[The exercise]
All lines from the top of the records below through the line holding "plt.rcParams['mathtext.rm'] = 'Liberation", and only those, should be printed exactly, minus the pictures.

[Dataset]
** Begin **

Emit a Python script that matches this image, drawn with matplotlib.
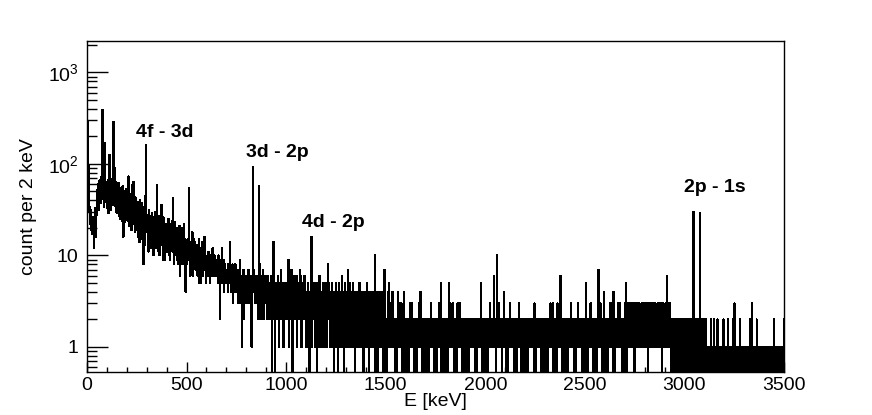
import numpy as np
import matplotlib
matplotlib.use("Agg")
import matplotlib.pyplot as plt
from matplotlib.ticker import FixedLocator, FixedFormatter, MultipleLocator

plt.rcParams['font.family'] = ['Liberation Sans', 'DejaVu Sans']
plt.rcParams['mathtext.fontset'] = 'custom'
plt.rcParams['mathtext.rm'] = 'Liberation Sans'

# ---------------- data ----------------
bin_width = 2  # keV
# counts per 2 keV bin, 0 - 1000 keV (25 bins = 50 keV per row)
low_counts = [
    1150, 290, 210, 95, 48, 30, 34, 22, 28, 19, 31, 24, 17, 22, 21, 26, 18, 12, 16, 27, 33, 25, 16, 30, 41,
    28, 52, 35, 61, 44, 31, 66, 48, 37, 72, 45, 62, 110, 390, 95, 41, 57, 34, 68, 49, 170, 64, 38, 57, 33,
    58, 34, 66, 29, 48, 71, 126, 42, 55, 31, 64, 47, 36, 68, 40, 82, 290, 88, 51, 35, 91, 56, 30, 63, 37,
    48, 29, 55, 36, 62, 27, 44, 33, 55, 25, 51, 31, 46, 24, 57, 34, 16, 45, 28, 50, 23, 41, 53, 26, 38,
    41, 24, 45, 28, 73, 39, 21, 44, 33, 26, 47, 19, 37, 29, 59, 25, 64, 42, 22, 36, 18, 43, 30, 23, 38,
    33, 19, 38, 16, 29, 35, 14, 27, 40, 18, 31, 15, 26, 37, 17, 30, 8, 24, 34, 13, 28, 45, 162, 38, 18,
    22, 28, 14, 25, 11, 31, 16, 24, 19, 12, 27, 17, 13, 29, 21, 15, 10, 26, 20, 14, 30, 12, 19, 24, 16,
    59, 23, 14, 21, 11, 27, 16, 10, 20, 25, 13, 19, 36, 15, 24, 9, 18, 26, 12, 21, 14, 9, 22, 13, 19,
    18, 11, 21, 14, 25, 10, 17, 13, 9, 22, 15, 12, 19, 24, 11, 42, 16, 12, 8, 19, 23, 11, 15, 10, 20,
    15, 9, 19, 12, 8, 17, 11, 21, 6, 14, 10, 16, 20, 11, 8, 17, 13, 9, 22, 9, 15, 12, 4, 14, 10,
    13, 8, 15, 9, 12, 17, 55, 11, 9, 6, 14, 10, 7, 13, 18, 9, 6, 12, 15, 8, 10, 14, 7, 12, 9,
    10, 13, 6, 11, 12, 5, 15, 8, 10, 7, 12, 5, 9, 14, 8, 6, 11, 7, 13, 9, 16, 7, 10, 8, 5,
    9, 7, 10, 8, 6, 11, 8, 9, 7, 5, 10, 8, 9, 6, 8, 12, 7, 9, 8, 6, 10, 7, 8, 9, 6,
    7, 9, 6, 8, 5, 10, 7, 6, 8, 2, 7, 9, 6, 12, 8, 5, 7, 6, 9, 4, 7, 8, 5, 6, 7,
    6, 5, 7, 8, 4, 6, 7, 5, 9, 14, 6, 4, 7, 5, 6, 8, 3, 6, 5, 7, 4, 6, 8, 5, 6,
    5, 6, 4, 7, 5, 3, 6, 5, 4, 9, 6, 5, 3, 1, 5, 6, 4, 7, 5, 2, 6, 4, 5, 3, 6,
    5, 4, 6, 3, 5, 7, 4, 5, 3, 6, 4, 5, 2, 1, 6, 4, 9, 92, 7, 5, 4, 3, 6, 4, 5,
    4, 5, 3, 6, 4, 2, 5, 57, 8, 4, 3, 5, 6, 2, 4, 5, 3, 7, 4, 2, 5, 3, 4, 6, 3,
    4, 3, 5, 2, 6, 4, 3, 5, 4, 2, 3, 6, 4, 5, 0, 3, 4, 2, 14, 4, 3, 5, 0, 3, 4,
    3, 5, 2, 4, 6, 3, 1, 4, 5, 3, 2, 4, 7, 3, 4, 2, 5, 3, 1, 4, 3, 5, 2, 4, 3,
]

# counts per 2 keV bin, 1000 - 3500 keV, one digit per bin (50 bins = 100 keV per row)
high_rows = [
    "3524361432" "5427305132" "6432536124" "5433726413" "5243526431",
    "3241532403" "4253162435" "2314253041" "3526231432" "4135224315",
    "2314203524" "1342531230" "4213524132" "0352413226" "3142302531",
    "2132403125" "3112421352" "2403213142" "3121524132" "1423021342",
    "2130421302" "3412123141" "2301324120" "3421131242" "1302413021",
    "1202214102" "3121213411" "2120221022" "1412131213" "2102124012",
    "1202212101" "3121213121" "1202112021" "2113121412" "1202120120",
    "2102121201" "1213121121" "2102012120" "2121311212" "0121202102",
    "1201202120" "2131121213" "1022102120" "3333123211" "2102201210",
    "2120112012" "1121211212" "1210221012" "1212112111" "2021201210",
    "1202121021" "2311212112" "2102120120" "2121312112" "1201221022",
    "2102120121" "1231211212" "1202102120" "2112311212" "0212120102",
    "1210212012" "2111212121" "1203121012" "2121112121" "0212011202",
    "2120212012" "1213121213" "0212021202" "1312121131" "2120212012",
    "1202120212" "2112131211" "2120120212" "1213121211" "2120212012",
    "2012120212" "1212312112" "2021202120" "1231212113" "2102120212",
    "1220212012" "2131211321" "0212202122" "1213122311" "2120212021",
    "2312031231" "2123132121" "3213023122" "1332313212" "1231322131",
    "2133231202" "3122313213" "1232133221" "2131322123" "1320213122",
    "2132312122" "3121320212" "1021201201" "2102012120" "1201021012",
    "2101201210" "1202102101" "2012102120" "0121012010" "1201021012",
    "1010210101" "0110102011" "1010210100" "1102010110" "0101101020",
    "1010110102" "0110101010" "1201010110" "0101101012" "1010011010",
    "0110101101" "0101201010" "1101010110" "0201101011" "1010110101",
    "1011010110" "0101101010" "1101021011" "0110101010" "1101011012",
]

# isolated lines above the continuum (energy keV, counts)
spike_E = [1010, 1124, 1126, 1210, 1310, 1406, 1446, 1492, 1516, 1776, 1818, 1976,
           2044, 2058, 2094, 2376, 2506, 2568, 2596, 2642, 2706, 2912, 2928,
           3042, 3044, 3046, 3076, 3078, 3250, 3338]
spike_counts = [9, 5, 16, 8, 7, 5, 10, 7, 5, 5, 5, 5,
                6, 10, 4, 6, 5, 7, 4, 4, 5, 6, 3,
                12, 30, 3, 4, 29, 3, 3]

labels = ["4f - 3d", "3d - 2p", "4d - 2p", "2p - 1s"]
label_E = [246, 799, 1080, 2999]
label_y = [199, 120, 20.6, 49.6]

# ---------------- build histogram ----------------
counts = np.array(low_counts + [int(c) for row in high_rows for c in row], dtype=float)
for e, c in zip(spike_E, spike_counts):
    idx = int(e // bin_width)
    if idx < len(counts):
        counts[idx] = c
edges = np.arange(len(counts) + 1) * bin_width
plot_vals = np.where(counts > 0, counts, 1e-3)

# ---------------- figure ----------------
fig = plt.figure(figsize=(8.72, 4.15), dpi=100)
ax = fig.add_axes([87 / 872, 1 - 371.7 / 415, (784 - 87) / 872, (371.7 - 40.7) / 415])
ax.stairs(plot_vals, edges, baseline=None, color='black', lw=0.72, antialiased=False)

ax.set_yscale('log')
ax.set_xlim(0, 3500)
ax.set_ylim(0.537, 2218)

ax.xaxis.set_major_locator(MultipleLocator(500))
ax.xaxis.set_minor_locator(MultipleLocator(100))
ax.tick_params(axis='x', which='major', direction='in', length=7.2, width=1.0,
               labelsize=14, pad=4, top=False)
ax.tick_params(axis='x', which='minor', direction='in', length=3.6, width=1.0, top=False)

yt = [1, 10, 100, 1000]
ax.yaxis.set_major_locator(FixedLocator(yt))
ax.yaxis.set_major_formatter(FixedFormatter(["1", "10", r"$\mathregular{10^{2}}$", r"$\mathregular{10^{3}}$"]))
minors = [m * 10 ** d for d in range(-1, 4) for m in range(2, 10)]
ax.yaxis.set_minor_locator(FixedLocator(minors))
ax.yaxis.set_minor_formatter(FixedFormatter([""] * len(minors)))
ax.tick_params(axis='y', which='major', direction='in', length=15, width=1.0,
               labelsize=14, pad=6, right=False)
ax.tick_params(axis='y', which='minor', direction='in', length=7.5, width=1.0, right=False)

for s in ax.spines.values():
    s.set_linewidth(1.0)

ax.set_xlabel("E [keV]", fontsize=14, labelpad=-1)
ax.set_ylabel("count per 2 keV", fontsize=14, labelpad=8)

for t, xe, yv in zip(labels, label_E, label_y):
    ax.text(xe, yv, t, fontsize=14, fontweight='bold', ha='left', va='baseline')

fig.savefig("out.png", dpi=100)
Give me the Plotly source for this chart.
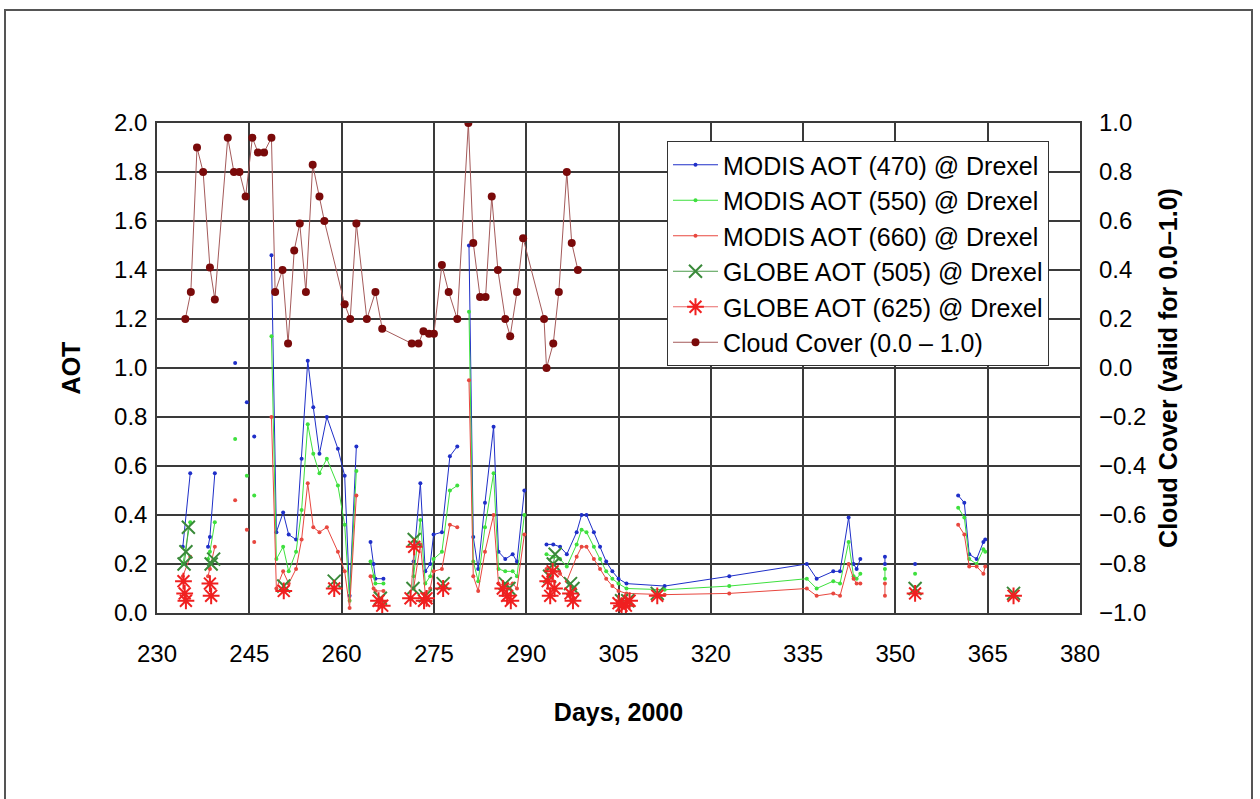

** End **

[Answer]
Emit a Python script that matches this image, drawn with matplotlib.
import numpy as np
import matplotlib
matplotlib.use("Agg")
import matplotlib.pyplot as plt
from matplotlib.ticker import FixedLocator, FixedFormatter, MultipleLocator

plt.rcParams['font.family'] = ['Liberation Sans', 'DejaVu Sans']
plt.rcParams['mathtext.fontset'] = 'custom'
plt.rcParams['mathtext.rm'] = 'Liberation Sans'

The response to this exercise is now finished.